── SUPPLIED ENTRIES

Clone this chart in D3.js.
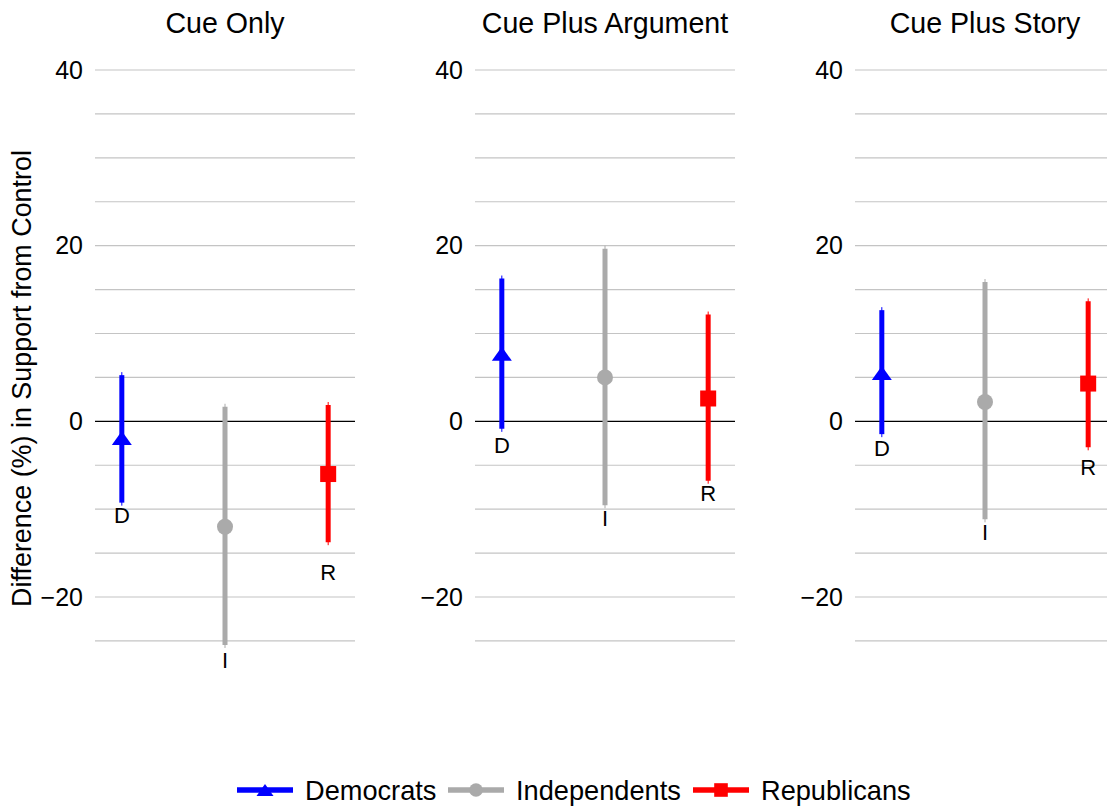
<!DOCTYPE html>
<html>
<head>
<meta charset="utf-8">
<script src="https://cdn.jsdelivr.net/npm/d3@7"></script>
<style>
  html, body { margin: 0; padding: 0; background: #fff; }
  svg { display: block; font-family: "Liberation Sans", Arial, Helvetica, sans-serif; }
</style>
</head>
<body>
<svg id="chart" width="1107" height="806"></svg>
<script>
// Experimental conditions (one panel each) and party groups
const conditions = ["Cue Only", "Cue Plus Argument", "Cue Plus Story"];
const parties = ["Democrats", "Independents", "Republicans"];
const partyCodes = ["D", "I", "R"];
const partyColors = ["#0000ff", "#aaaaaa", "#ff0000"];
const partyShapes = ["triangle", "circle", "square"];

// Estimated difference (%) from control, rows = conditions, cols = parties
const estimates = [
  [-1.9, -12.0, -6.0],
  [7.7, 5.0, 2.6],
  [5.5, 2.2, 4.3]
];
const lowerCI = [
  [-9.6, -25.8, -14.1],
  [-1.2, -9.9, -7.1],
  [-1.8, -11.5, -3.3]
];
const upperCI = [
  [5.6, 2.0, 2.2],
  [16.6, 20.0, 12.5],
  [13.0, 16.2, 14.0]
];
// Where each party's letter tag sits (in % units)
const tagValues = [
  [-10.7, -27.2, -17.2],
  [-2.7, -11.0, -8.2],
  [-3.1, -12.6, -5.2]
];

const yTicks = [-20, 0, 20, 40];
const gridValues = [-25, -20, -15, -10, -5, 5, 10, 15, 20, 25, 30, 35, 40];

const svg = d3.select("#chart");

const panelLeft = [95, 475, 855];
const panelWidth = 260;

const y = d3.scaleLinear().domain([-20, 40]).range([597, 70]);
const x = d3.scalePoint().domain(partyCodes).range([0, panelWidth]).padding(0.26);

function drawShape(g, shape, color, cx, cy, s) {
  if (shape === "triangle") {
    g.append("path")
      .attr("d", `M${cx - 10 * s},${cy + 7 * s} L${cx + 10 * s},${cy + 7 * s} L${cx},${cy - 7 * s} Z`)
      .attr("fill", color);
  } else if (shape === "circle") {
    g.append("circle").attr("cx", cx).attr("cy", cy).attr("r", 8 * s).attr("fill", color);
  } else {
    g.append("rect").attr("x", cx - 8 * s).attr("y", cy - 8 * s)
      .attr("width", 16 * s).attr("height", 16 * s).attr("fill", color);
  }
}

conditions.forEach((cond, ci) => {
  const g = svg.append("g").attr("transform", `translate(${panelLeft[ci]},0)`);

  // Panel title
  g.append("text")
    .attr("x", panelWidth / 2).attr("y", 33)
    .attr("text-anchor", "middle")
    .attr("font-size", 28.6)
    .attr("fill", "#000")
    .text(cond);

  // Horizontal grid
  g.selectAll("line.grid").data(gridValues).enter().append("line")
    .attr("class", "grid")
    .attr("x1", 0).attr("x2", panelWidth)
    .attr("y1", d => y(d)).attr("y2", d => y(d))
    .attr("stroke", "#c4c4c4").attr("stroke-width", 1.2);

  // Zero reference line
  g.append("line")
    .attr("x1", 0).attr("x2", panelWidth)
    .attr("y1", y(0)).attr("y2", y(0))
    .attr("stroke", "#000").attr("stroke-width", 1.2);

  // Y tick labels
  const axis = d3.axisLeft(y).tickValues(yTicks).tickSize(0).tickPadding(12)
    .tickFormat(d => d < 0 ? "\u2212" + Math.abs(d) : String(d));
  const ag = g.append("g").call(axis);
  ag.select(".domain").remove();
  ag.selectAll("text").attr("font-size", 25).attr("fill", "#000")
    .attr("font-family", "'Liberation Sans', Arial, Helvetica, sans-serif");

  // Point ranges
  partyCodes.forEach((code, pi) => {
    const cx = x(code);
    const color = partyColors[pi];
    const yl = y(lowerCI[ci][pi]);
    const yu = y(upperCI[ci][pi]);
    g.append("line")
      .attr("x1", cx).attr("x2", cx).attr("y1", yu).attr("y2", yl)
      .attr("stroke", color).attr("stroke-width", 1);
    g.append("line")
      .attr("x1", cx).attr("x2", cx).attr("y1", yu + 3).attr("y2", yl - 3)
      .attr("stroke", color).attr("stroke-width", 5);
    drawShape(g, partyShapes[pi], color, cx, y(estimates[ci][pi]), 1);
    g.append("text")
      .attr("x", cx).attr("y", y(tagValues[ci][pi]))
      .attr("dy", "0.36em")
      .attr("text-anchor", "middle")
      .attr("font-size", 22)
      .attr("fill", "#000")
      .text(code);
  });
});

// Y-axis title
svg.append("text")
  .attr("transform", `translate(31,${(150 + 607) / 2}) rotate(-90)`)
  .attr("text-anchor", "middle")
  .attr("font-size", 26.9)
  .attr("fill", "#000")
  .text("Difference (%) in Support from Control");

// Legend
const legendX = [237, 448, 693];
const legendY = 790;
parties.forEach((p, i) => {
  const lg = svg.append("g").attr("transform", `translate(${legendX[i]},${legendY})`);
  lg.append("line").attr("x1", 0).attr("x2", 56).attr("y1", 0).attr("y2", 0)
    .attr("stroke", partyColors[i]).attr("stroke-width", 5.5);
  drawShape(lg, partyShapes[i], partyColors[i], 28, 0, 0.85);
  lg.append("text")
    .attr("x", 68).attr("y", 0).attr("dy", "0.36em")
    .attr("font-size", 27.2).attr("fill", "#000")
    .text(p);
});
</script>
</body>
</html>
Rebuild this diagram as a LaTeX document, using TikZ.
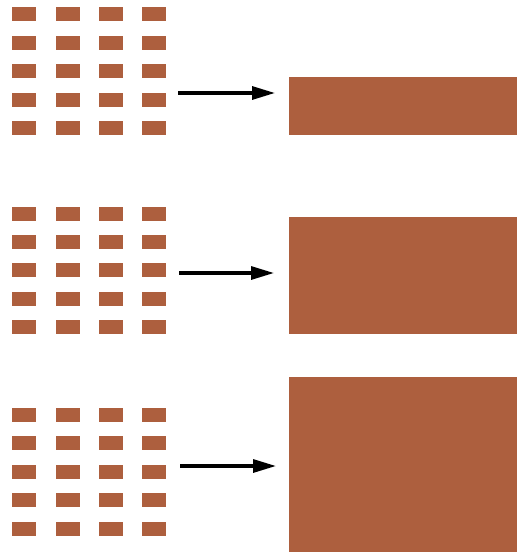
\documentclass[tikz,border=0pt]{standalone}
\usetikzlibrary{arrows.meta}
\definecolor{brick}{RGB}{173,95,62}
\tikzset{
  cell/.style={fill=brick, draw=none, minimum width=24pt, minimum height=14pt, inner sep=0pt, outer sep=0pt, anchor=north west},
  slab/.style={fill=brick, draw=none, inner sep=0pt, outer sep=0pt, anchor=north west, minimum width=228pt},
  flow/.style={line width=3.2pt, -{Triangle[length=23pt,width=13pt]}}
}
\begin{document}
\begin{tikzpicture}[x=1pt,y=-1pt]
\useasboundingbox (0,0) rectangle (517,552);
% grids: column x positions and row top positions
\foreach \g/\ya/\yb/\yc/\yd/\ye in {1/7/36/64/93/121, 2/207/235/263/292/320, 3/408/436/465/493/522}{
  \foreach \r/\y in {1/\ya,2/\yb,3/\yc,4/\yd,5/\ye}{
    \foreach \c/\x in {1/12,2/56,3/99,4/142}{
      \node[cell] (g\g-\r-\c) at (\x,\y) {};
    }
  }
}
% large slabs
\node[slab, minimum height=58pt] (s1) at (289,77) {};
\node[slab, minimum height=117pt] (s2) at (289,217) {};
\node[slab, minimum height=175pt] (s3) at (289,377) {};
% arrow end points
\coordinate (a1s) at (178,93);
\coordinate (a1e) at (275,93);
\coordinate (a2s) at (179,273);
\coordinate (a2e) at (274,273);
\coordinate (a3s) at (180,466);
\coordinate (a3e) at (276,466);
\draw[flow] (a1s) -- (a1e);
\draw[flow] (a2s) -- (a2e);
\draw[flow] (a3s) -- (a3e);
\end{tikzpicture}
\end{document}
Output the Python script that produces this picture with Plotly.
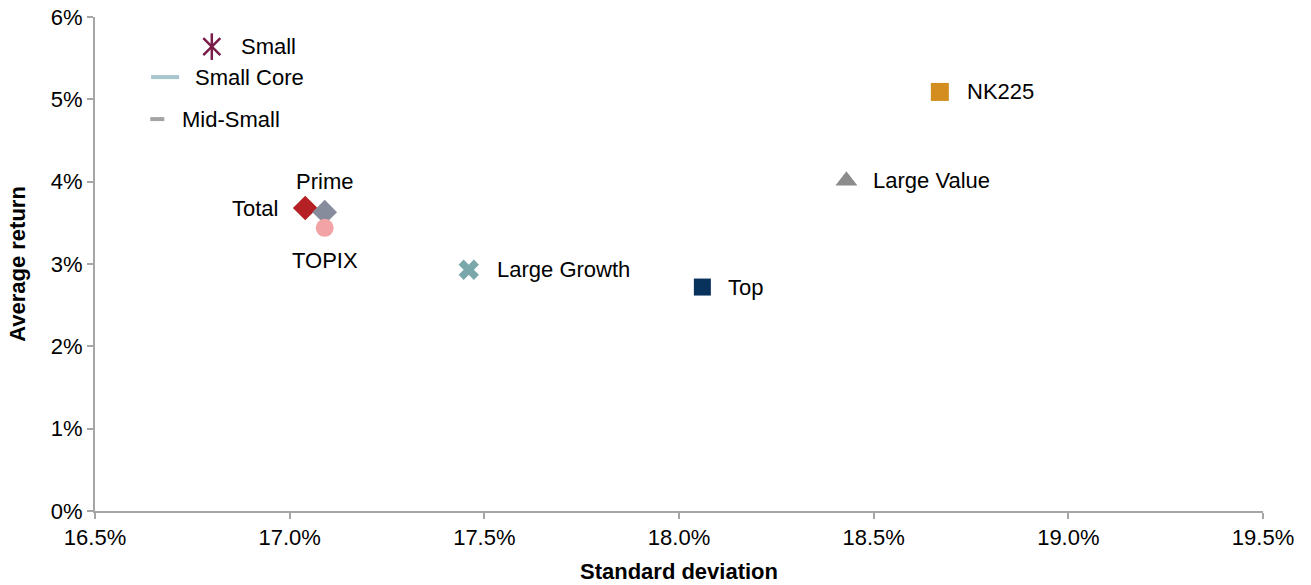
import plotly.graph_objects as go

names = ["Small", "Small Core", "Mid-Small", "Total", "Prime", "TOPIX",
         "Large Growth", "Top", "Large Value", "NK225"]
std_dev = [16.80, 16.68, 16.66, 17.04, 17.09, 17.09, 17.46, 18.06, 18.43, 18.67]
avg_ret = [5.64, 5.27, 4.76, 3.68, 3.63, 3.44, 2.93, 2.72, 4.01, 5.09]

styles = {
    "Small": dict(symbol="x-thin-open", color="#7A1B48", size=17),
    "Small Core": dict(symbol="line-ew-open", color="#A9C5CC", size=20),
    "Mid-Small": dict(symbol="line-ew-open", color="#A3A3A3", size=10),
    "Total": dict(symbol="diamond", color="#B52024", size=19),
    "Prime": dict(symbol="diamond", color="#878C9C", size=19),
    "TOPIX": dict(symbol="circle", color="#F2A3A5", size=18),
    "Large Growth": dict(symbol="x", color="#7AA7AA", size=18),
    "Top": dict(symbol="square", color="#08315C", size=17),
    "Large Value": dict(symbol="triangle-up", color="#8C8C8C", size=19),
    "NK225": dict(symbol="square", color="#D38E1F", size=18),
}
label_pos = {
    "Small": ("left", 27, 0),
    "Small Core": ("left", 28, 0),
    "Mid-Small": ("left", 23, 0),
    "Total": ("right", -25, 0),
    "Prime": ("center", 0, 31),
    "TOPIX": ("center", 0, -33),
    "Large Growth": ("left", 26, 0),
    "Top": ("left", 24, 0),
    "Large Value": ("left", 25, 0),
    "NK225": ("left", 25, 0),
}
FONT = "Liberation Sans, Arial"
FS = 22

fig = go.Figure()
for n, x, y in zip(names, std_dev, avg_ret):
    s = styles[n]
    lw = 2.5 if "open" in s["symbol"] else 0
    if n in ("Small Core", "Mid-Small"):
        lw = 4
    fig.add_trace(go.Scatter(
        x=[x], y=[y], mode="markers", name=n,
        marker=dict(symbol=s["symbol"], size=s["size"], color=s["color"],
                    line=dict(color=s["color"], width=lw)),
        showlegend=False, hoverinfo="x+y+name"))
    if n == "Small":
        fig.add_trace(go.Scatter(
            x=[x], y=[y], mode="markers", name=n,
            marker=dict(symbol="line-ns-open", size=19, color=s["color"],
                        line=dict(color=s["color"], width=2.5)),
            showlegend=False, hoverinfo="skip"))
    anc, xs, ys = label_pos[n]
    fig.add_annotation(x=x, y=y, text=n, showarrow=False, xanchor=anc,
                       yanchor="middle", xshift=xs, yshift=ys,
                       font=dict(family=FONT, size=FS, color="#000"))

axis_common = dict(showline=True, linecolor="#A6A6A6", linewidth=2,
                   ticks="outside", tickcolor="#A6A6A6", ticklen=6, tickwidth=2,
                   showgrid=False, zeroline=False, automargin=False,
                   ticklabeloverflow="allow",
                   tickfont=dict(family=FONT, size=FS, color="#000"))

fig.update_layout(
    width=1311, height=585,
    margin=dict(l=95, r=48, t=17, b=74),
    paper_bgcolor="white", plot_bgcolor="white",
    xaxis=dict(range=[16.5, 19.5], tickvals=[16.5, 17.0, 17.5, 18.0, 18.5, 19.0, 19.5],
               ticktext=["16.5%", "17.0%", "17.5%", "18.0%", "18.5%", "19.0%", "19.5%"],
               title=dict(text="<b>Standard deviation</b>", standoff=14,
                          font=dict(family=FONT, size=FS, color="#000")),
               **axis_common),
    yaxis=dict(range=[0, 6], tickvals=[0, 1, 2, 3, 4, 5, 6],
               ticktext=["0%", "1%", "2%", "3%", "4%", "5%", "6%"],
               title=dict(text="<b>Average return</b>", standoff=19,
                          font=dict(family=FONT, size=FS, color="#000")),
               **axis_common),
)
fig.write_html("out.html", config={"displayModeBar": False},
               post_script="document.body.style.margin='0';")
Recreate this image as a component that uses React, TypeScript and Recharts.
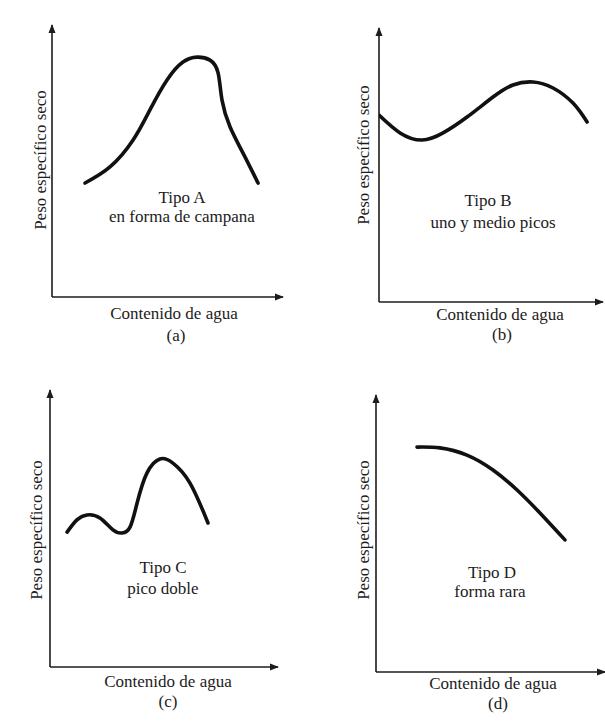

────

*AIM:*
Begin at the first line of the data above and repeat each line exactly, stopping after the line containing "const panelWidth = 260;". Omit the pictures.

*COMPLETE OUTPUT:*
Clone this chart in D3.js.
<!DOCTYPE html>
<html>
<head>
<meta charset="utf-8">
<script src="https://cdn.jsdelivr.net/npm/d3@7"></script>
<style>
  html, body { margin: 0; padding: 0; background: #fff; }
  svg { display: block; font-family: "Liberation Sans", Arial, Helvetica, sans-serif; }
</style>
</head>
<body>
<svg id="chart" width="1107" height="806"></svg>
<script>
// Experimental conditions (one panel each) and party groups
const conditions = ["Cue Only", "Cue Plus Argument", "Cue Plus Story"];
const parties = ["Democrats", "Independents", "Republicans"];
const partyCodes = ["D", "I", "R"];
const partyColors = ["#0000ff", "#aaaaaa", "#ff0000"];
const partyShapes = ["triangle", "circle", "square"];

// Estimated difference (%) from control, rows = conditions, cols = parties
const estimates = [
  [-1.9, -12.0, -6.0],
  [7.7, 5.0, 2.6],
  [5.5, 2.2, 4.3]
];
const lowerCI = [
  [-9.6, -25.8, -14.1],
  [-1.2, -9.9, -7.1],
  [-1.8, -11.5, -3.3]
];
const upperCI = [
  [5.6, 2.0, 2.2],
  [16.6, 20.0, 12.5],
  [13.0, 16.2, 14.0]
];
// Where each party's letter tag sits (in % units)
const tagValues = [
  [-10.7, -27.2, -17.2],
  [-2.7, -11.0, -8.2],
  [-3.1, -12.6, -5.2]
];

const yTicks = [-20, 0, 20, 40];
const gridValues = [-25, -20, -15, -10, -5, 5, 10, 15, 20, 25, 30, 35, 40];

const svg = d3.select("#chart");

const panelLeft = [95, 475, 855];
const panelWidth = 260;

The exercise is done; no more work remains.